After the Cedar Rapids Flood: Making A New Choice

Last night we went to my daughter Cathy’s for a family gathering and a spaghetti dinner. In the living room she showed me my curio cabinet, cleaned up but empty since, after washing everything carefully, she had wrapped each treasured item and stored it for me–except for the beautiful clock her brother had brought me from Germany several years ago, which graced a place of honor high on a bookshelf nearby.

My youngest grandchild, Teresa’s son, who is four, pointed to the clock with excitement. “Grandma! Your clock!” He had always enjoyed watching it through the glass doors of the cabinet as the small balls, swinging from delicate chains, moved in a circle beneath the clock’s face. It was one of the few things in my house he couldn’t touch, although I would sometimes take the clock out of the cabinet so he and his five year old sister could watch the movement reflect the light on the mirror below the balls.

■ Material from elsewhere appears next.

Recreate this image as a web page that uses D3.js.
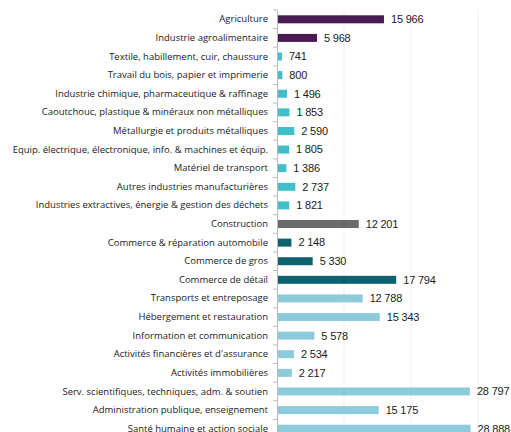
<!DOCTYPE html>
<html>
<head>
<meta charset="utf-8">
<script src="https://cdn.jsdelivr.net/npm/d3@7"></script>
<style>
  body { margin: 0; background: #fff; }
  svg { display: block; }
</style>
</head>
<body>
<svg id="chart" width="511" height="432"></svg>
<script>
// secteurs, dans l'ordre d'affichage
let categories = [
  "Agriculture",
  "Industrie agroalimentaire",
  "Textile, habillement, cuir, chaussure",
  "Travail du bois, papier et imprimerie",
  "Industrie chimique, pharmaceutique & raffinage",
  "Caoutchouc, plastique & minéraux non métalliques",
  "Métallurgie et produits métalliques",
  "Equip. électrique, électronique, info. & machines et équip.",
  "Matériel de transport",
  "Autres industries manufacturières",
  "Industries extractives, énergie & gestion des déchets",
  "Construction",
  "Commerce & réparation automobile",
  "Commerce de gros",
  "Commerce de détail",
  "Transports et entreposage",
  "Hébergement et restauration",
  "Information et communication",
  "Activités financières et d'assurance",
  "Activités immobilières",
  "Serv. scientifiques, techniques, adm. & soutien",
  "Administration publique, enseignement",
  "Santé humaine et action sociale"
];
let values = [15966, 5968, 741, 800, 1496, 1853, 2590, 1805, 1386, 2737, 1821,
  12201, 2148, 5330, 17794, 12788, 15343, 5578, 2534, 2217, 28797, 15175, 28888];
let groups = ["agri", "agri", "ind", "ind", "ind", "ind", "ind", "ind", "ind", "ind", "ind",
  "constr", "comm", "comm", "comm", "serv", "serv", "serv", "serv", "serv", "serv", "serv", "serv"];
let gridTicks = [10000, 20000, 30000];

let group_color = d3.scaleOrdinal()
  .domain(["agri", "ind", "constr", "comm", "serv"])
  .range(["#4a1a52", "#3fc0c9", "#6a6a6a", "#0d6270", "#8ccbdc"]);

let data = categories.map((c, i) => ({name: c, value: values[i], group: groups[i]}));

let svg = d3.select("#chart");
let axis_x = 277;

let x = d3.scaleLinear().domain([0, 35000]).range([axis_x, axis_x + 234.5]);
let y = d3.scaleBand().domain(categories).range([10, 438]).paddingInner(0.57).paddingOuter(0.285);

// grille verticale
svg.append("g").attr("class", "grid")
  .selectAll("line").data(gridTicks).enter().append("line")
  .attr("x1", d => x(d)).attr("x2", d => x(d))
  .attr("y1", 10).attr("y2", 432)
  .attr("stroke", "#efefef").attr("stroke-width", 1);

// barres
svg.append("g").attr("class", "bars")
  .selectAll("rect").data(data).enter().append("rect")
  .attr("x", x(0))
  .attr("y", d => y(d.name))
  .attr("width", d => x(d.value) - x(0))
  .attr("height", y.bandwidth())
  .attr("fill", d => group_color(d.group));

// valeurs
let fmt = v => d3.format(",")(v).replace(/,/g, " ");
svg.append("g").attr("class", "values")
  .selectAll("text").data(data).enter().append("text")
  .attr("x", d => x(d.value) + 7)
  .attr("y", d => y(d.name) + y.bandwidth() / 2)
  .attr("dy", "0.35em")
  .attr("font-family", "Liberation Sans, Arial, sans-serif")
  .attr("font-size", 11)
  .attr("fill", "#1a1a1a")
  .style("letter-spacing", "-0.2px")
  .text(d => fmt(d.value));

// axe des catégories
let yAxis = d3.axisLeft(y).tickSize(0).tickPadding(9);
let gy = svg.append("g").attr("transform", "translate(" + axis_x + ",0)").call(yAxis);
gy.select(".domain").attr("stroke", "#bbb");
gy.selectAll("text")
  .attr("font-family", "Open Sans, sans-serif")
  .attr("font-size", 9.5)
  .attr("fill", "#1a1a1a");

// petites graduations entre les catégories
let step = y.step();
svg.append("g").attr("class", "sep")
  .selectAll("line").data(d3.range(categories.length + 1)).enter().append("line")
  .attr("x1", axis_x - 4).attr("x2", axis_x)
  .attr("y1", i => 10 + i * step).attr("y2", i => 10 + i * step)
  .attr("stroke", "#bbb");
</script>
</body>
</html>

My military son, his wife, son and daughter, were with us as we celebrated being together again. This morning they headed back to Florida where he is stationed, and later Cathy called me to say the city has finally relented and will be issuing structural permits so we can fix the basement in order to proceed with other repairs to the house.

For several weeks I’ve been full of questions–for myself. I must, of course, repair the house and FEMA has, thankfully, provided some money towards that. But afterwards–is the destruction to my house a “sign” that it’s time to make another major change in my life? Fix the house and then sell it? Move to an apartment? Where I won’t have to buy new appliances? After all, I turned sixty-five four years ago. My children worry about the stairs. But I love the house and can be quite sentimental about the things I love. I love older homes, the taller than average ceilings, the sense of other lives that have been lived in those same surroundings–perhaps giving me a sense of times past. One might call it an aura that surrounds old structures.

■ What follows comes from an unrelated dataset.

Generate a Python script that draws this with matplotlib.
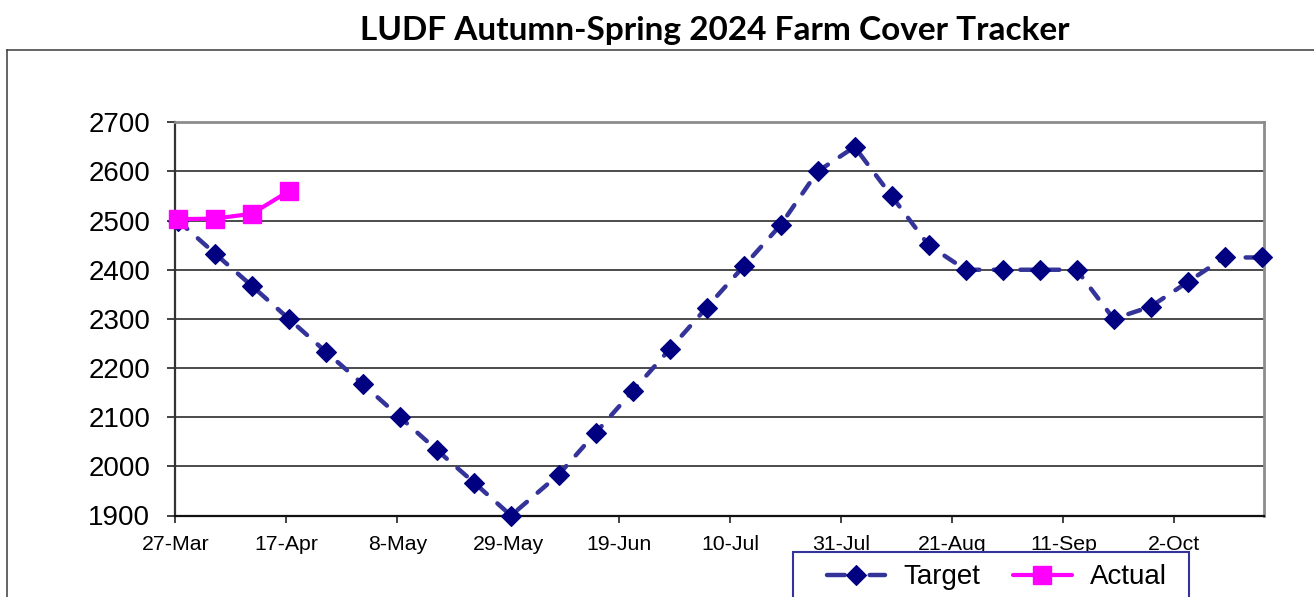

Maybe it’s because my fourth house of home in my natal chart is ruled by Saturn and as a Capricorn I am very familiar with Saturn. In many ways its astrological significance has guided my life until now. On the phone a month before the flood I said to my son that sometimes I felt as if I had already lived three lives. I reassured him I felt no premonition my life was soon to end, although, let’s face it, the road has grown much shorter, but only that I was picking up vibes about a possible new direction, also shown by transits to my chart. My children are used to such comments from me.

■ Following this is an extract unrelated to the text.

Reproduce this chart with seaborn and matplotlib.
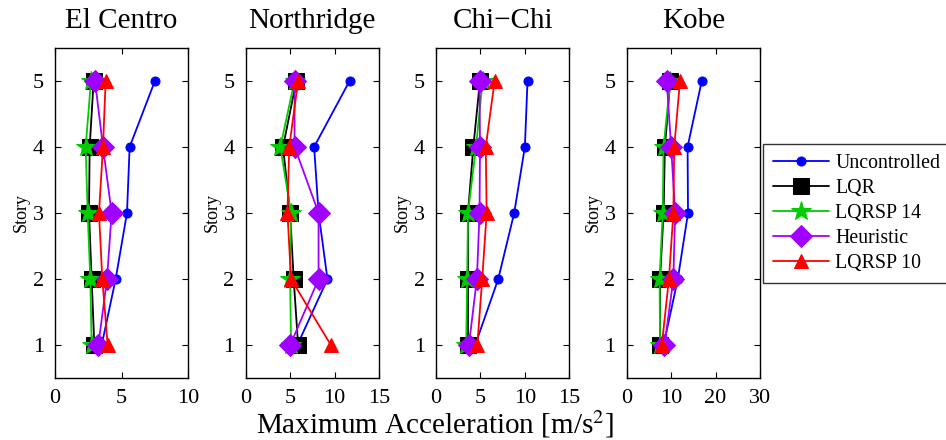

So I wonder now, since the flood, if it is decision time again. Many things from the past have been cleared away including much of my genealogical research. Some of it I could reclaim if I was motivated to do the mind-boggling work. But I’m almost relieved to let it go. When did it all become a burden and why didn’t I recognize this and move on? Of course much of the research went into my family book. But many of my Astrology books are also gone. Had I already gleaned what insight they held for me?

I wonder if others who suffered losses from the flood question its meaning in their lives. If for them too, a new choice lies on the horizon, one that will fit with what was left. After the flood.